As a political blogger, I'm not above enjoying the hell out of ridiculing certain Right Wing pols whose own meanness goes beyond hurting individuals and leans more toward causing heartache and dismay to multitudes. They deserve it. But going beyond their politics to make fun of their looks, or their spouses' looks, or their children's looks doesn't add to the conversation--it doesn't fix anything. It's a cruel way to get a laugh.
Inflicting personal, psychic pain for the pleasure of an audience isn't anything new. The concept of making fun of other human beings is centuries old. But spreading ridicule to the ends of the earth electronically in a matter of seconds is new. And chilling. Anyone with a camera or a smart phone can snap a picture of someone who looks funny--without them even knowing it--and post it to the internet. Once the deed is done it's out there forever. No taking it back. Forever.
We hear about teen suicides nearly every day. The direct cause of far too many of them is cruel, senseless public shaming and/or bullying on the internet.
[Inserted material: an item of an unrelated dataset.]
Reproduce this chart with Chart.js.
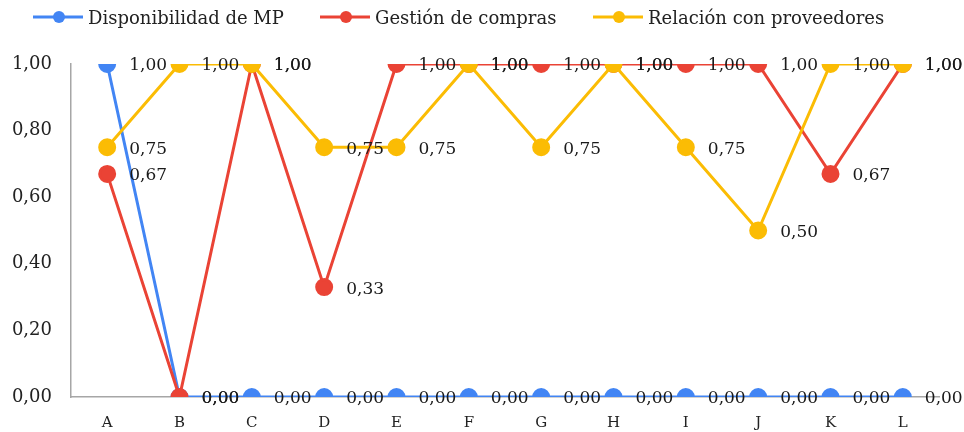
<!DOCTYPE html>
<html><head><meta charset="utf-8">
<script src="https://cdn.jsdelivr.net/npm/chart.js@4.4.1/dist/chart.umd.min.js"></script>
<style>html,body{margin:0;padding:0;background:#fff}#wrap{width:964px;height:432px;position:relative}</style>
</head><body><div id="wrap"><canvas id="c"></canvas></div>
<script>
const categories = ['A','B','C','D','E','F','G','H','I','J','K','L'];
const seriesNames = ['Disponibilidad de MP','Gestión de compras','Relación con proveedores'];
const disponibilidad = [1,0,0,0,0,0,0,0,0,0,0,0];
const gestion = [0.67,0,1,0.33,1,1,1,1,1,1,0.67,1];
const relacion = [0.75,1,1,0.75,0.75,1,0.75,1,0.75,0.5,1,1];
const yTickValues = [0,0.2,0.4,0.6,0.8,1];
const seriesColors = ['#4285F4','#EA4335','#FBBC04'];

const fmt = v => v.toFixed(2).replace('.', ',');
const SERIF = '"DejaVu Serif", "Liberation Serif", serif';

// data labels drawn to the right of each point
const dataLabelPlugin = {
  id: 'dataLabels',
  afterDatasetsDraw(chart){
    const ctx = chart.ctx;
    ctx.save();
    ctx.font = '17px ' + SERIF;
    ctx.fillStyle = '#1a1a1a';
    ctx.textBaseline = 'middle';
    ctx.textAlign = 'left';
    chart.data.datasets.forEach((ds, i) => {
      const meta = chart.getDatasetMeta(i);
      meta.data.forEach((pt, j) => {
        ctx.fillText(fmt(ds.data[j]), pt.x + 22, pt.y + 2);
      });
    });
    ctx.restore();
  }
};

// legend: line + circle marker, serif text
const legendStarts = [33, 320, 593];
const legendPlugin = {
  id: 'lineLegend',
  afterDraw(chart){
    const ctx = chart.ctx;
    ctx.save();
    ctx.font = '18px ' + SERIF;
    ctx.textBaseline = 'middle';
    ctx.textAlign = 'left';
    chart.data.datasets.forEach((ds, i) => {
      const x = legendStarts[i], y = 17;
      ctx.strokeStyle = ds.borderColor;
      ctx.lineWidth = 3;
      ctx.beginPath(); ctx.moveTo(x, y); ctx.lineTo(x + 50, y); ctx.stroke();
      ctx.fillStyle = ds.borderColor;
      ctx.beginPath(); ctx.arc(x + 26, y, 6, 0, Math.PI * 2); ctx.fill();
      ctx.fillStyle = '#222';
      ctx.fillText(ds.label, x + 55, y + 2);
    });
    ctx.restore();
  }
};

const seriesData = [disponibilidad, gestion, relacion];
const datasets = seriesData.map((d, i) => ({
  label: seriesNames[i],
  data: d,
  borderColor: seriesColors[i],
  backgroundColor: seriesColors[i],
  pointBackgroundColor: seriesColors[i],
  pointBorderColor: seriesColors[i],
  borderWidth: 3,
  pointRadius: 7.5,
  pointHoverRadius: 7.5,
  tension: 0,
  order: 3 - i
}));

new Chart(document.getElementById('c'), {
  type: 'line',
  data: { labels: categories, datasets },
  options: {
    responsive: true,
    maintainAspectRatio: false,
    animation: false,
    events: [],
    layout: { padding: { top: 64, right: 25, left: 0, bottom: 0 } },
    plugins: {
      tooltip: { enabled: false },
      legend: { display: false }
    },
    scales: {
      x: {
        offset: true,
        grid: { display: false, drawTicks: false },
        border: { display: true, color: '#a6a6a6', width: 1.5 },
        ticks: { color: '#222', font: { family: SERIF, size: 15 }, padding: 17 },
        afterFit: s => { s.height = 35; }
      },
      y: {
        min: 0, max: 1,
        afterBuildTicks: s => { s.ticks = yTickValues.map(v => ({ value: v })); },
        grid: { display: false, drawTicks: false },
        border: { display: true, color: '#a6a6a6', width: 1.5 },
        ticks: { color: '#222', font: { family: SERIF, size: 18 }, padding: 19, callback: v => fmt(v) },
        afterFit: s => { s.width = 71; }
      }
    }
  },
  plugins: [dataLabelPlugin, legendPlugin]
});
</script>
</body></html>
It's time the shamers take the heat. They're miserable excuses for human beings, made even worse by the fact that they know they can inflict that kind of harm anonymously. They're heartless cowards, blameless as long as they can stay nameless.
The broad scope and openness of the internet is a gift, but when it's used as a tool for abuse we have an obligation to self-regulate it. We have to pay attention. We are the grown-ups here.